● YOUR INSTRUCTIONS
Please transcribe the data that follows without the pictures, keeping every word the same.

● DATA SECTION
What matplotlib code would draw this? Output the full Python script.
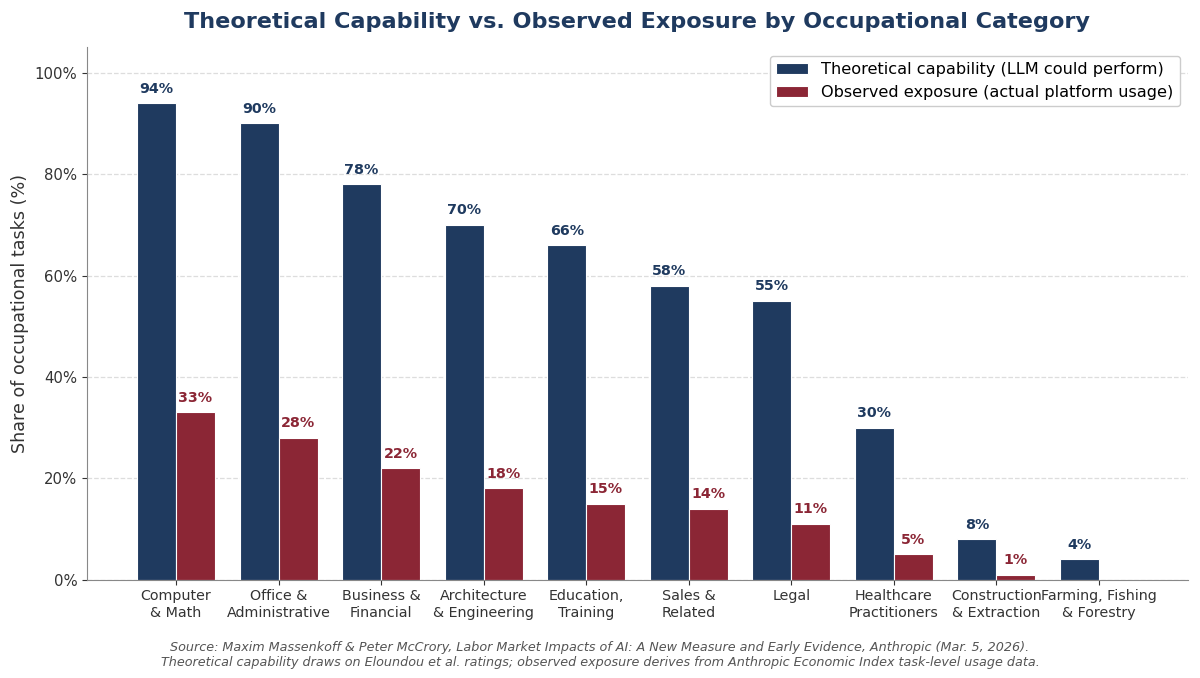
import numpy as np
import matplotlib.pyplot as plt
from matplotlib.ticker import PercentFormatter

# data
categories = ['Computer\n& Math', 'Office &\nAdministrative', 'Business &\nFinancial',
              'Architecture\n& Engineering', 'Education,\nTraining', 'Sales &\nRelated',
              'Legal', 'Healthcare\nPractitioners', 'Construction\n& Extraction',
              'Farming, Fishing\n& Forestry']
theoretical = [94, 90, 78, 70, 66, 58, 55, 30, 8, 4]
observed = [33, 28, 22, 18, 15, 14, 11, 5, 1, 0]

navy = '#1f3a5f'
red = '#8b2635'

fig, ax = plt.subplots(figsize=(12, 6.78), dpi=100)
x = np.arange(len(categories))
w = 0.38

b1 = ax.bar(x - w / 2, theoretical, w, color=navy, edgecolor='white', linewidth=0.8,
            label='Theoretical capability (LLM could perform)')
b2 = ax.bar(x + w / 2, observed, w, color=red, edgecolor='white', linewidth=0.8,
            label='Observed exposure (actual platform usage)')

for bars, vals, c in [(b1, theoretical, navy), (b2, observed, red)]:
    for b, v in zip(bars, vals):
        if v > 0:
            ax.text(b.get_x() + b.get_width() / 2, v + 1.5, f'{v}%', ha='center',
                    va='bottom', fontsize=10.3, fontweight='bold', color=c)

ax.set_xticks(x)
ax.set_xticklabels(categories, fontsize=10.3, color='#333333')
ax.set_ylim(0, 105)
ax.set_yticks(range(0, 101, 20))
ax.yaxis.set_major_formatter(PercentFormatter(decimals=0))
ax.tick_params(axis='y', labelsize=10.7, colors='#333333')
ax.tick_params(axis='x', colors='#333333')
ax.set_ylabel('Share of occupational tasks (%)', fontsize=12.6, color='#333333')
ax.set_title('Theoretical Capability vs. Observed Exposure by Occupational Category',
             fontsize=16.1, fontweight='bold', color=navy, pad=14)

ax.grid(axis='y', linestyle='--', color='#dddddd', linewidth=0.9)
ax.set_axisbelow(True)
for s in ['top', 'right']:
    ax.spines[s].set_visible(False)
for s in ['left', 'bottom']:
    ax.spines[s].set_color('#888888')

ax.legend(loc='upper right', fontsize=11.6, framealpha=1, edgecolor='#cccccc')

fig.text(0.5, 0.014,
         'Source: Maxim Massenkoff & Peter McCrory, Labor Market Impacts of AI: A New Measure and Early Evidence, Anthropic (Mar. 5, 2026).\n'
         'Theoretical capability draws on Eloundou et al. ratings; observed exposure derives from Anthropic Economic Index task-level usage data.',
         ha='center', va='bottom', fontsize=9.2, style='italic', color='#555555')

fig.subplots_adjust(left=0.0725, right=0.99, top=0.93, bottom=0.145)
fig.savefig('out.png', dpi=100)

● ANSWER IN FULL
What matplotlib code would draw this? Output the full Python script.
import numpy as np
import matplotlib.pyplot as plt
from matplotlib.ticker import PercentFormatter

# data
categories = ['Computer\n& Math', 'Office &\nAdministrative', 'Business &\nFinancial',
              'Architecture\n& Engineering', 'Education,\nTraining', 'Sales &\nRelated',
              'Legal', 'Healthcare\nPractitioners', 'Construction\n& Extraction',
              'Farming, Fishing\n& Forestry']
theoretical = [94, 90, 78, 70, 66, 58, 55, 30, 8, 4]
observed = [33, 28, 22, 18, 15, 14, 11, 5, 1, 0]

navy = '#1f3a5f'
red = '#8b2635'

fig, ax = plt.subplots(figsize=(12, 6.78), dpi=100)
x = np.arange(len(categories))
w = 0.38

b1 = ax.bar(x - w / 2, theoretical, w, color=navy, edgecolor='white', linewidth=0.8,
            label='Theoretical capability (LLM could perform)')
b2 = ax.bar(x + w / 2, observed, w, color=red, edgecolor='white', linewidth=0.8,
            label='Observed exposure (actual platform usage)')

for bars, vals, c in [(b1, theoretical, navy), (b2, observed, red)]:
    for b, v in zip(bars, vals):
        if v > 0:
            ax.text(b.get_x() + b.get_width() / 2, v + 1.5, f'{v}%', ha='center',
                    va='bottom', fontsize=10.3, fontweight='bold', color=c)

ax.set_xticks(x)
ax.set_xticklabels(categories, fontsize=10.3, color='#333333')
ax.set_ylim(0, 105)
ax.set_yticks(range(0, 101, 20))
ax.yaxis.set_major_formatter(PercentFormatter(decimals=0))
ax.tick_params(axis='y', labelsize=10.7, colors='#333333')
ax.tick_params(axis='x', colors='#333333')
ax.set_ylabel('Share of occupational tasks (%)', fontsize=12.6, color='#333333')
ax.set_title('Theoretical Capability vs. Observed Exposure by Occupational Category',
             fontsize=16.1, fontweight='bold', color=navy, pad=14)

ax.grid(axis='y', linestyle='--', color='#dddddd', linewidth=0.9)
ax.set_axisbelow(True)
for s in ['top', 'right']:
    ax.spines[s].set_visible(False)
for s in ['left', 'bottom']:
    ax.spines[s].set_color('#888888')

ax.legend(loc='upper right', fontsize=11.6, framealpha=1, edgecolor='#cccccc')

fig.text(0.5, 0.014,
         'Source: Maxim Massenkoff & Peter McCrory, Labor Market Impacts of AI: A New Measure and Early Evidence, Anthropic (Mar. 5, 2026).\n'
         'Theoretical capability draws on Eloundou et al. ratings; observed exposure derives from Anthropic Economic Index task-level usage data.',
         ha='center', va='bottom', fontsize=9.2, style='italic', color='#555555')

fig.subplots_adjust(left=0.0725, right=0.99, top=0.93, bottom=0.145)
fig.savefig('out.png', dpi=100)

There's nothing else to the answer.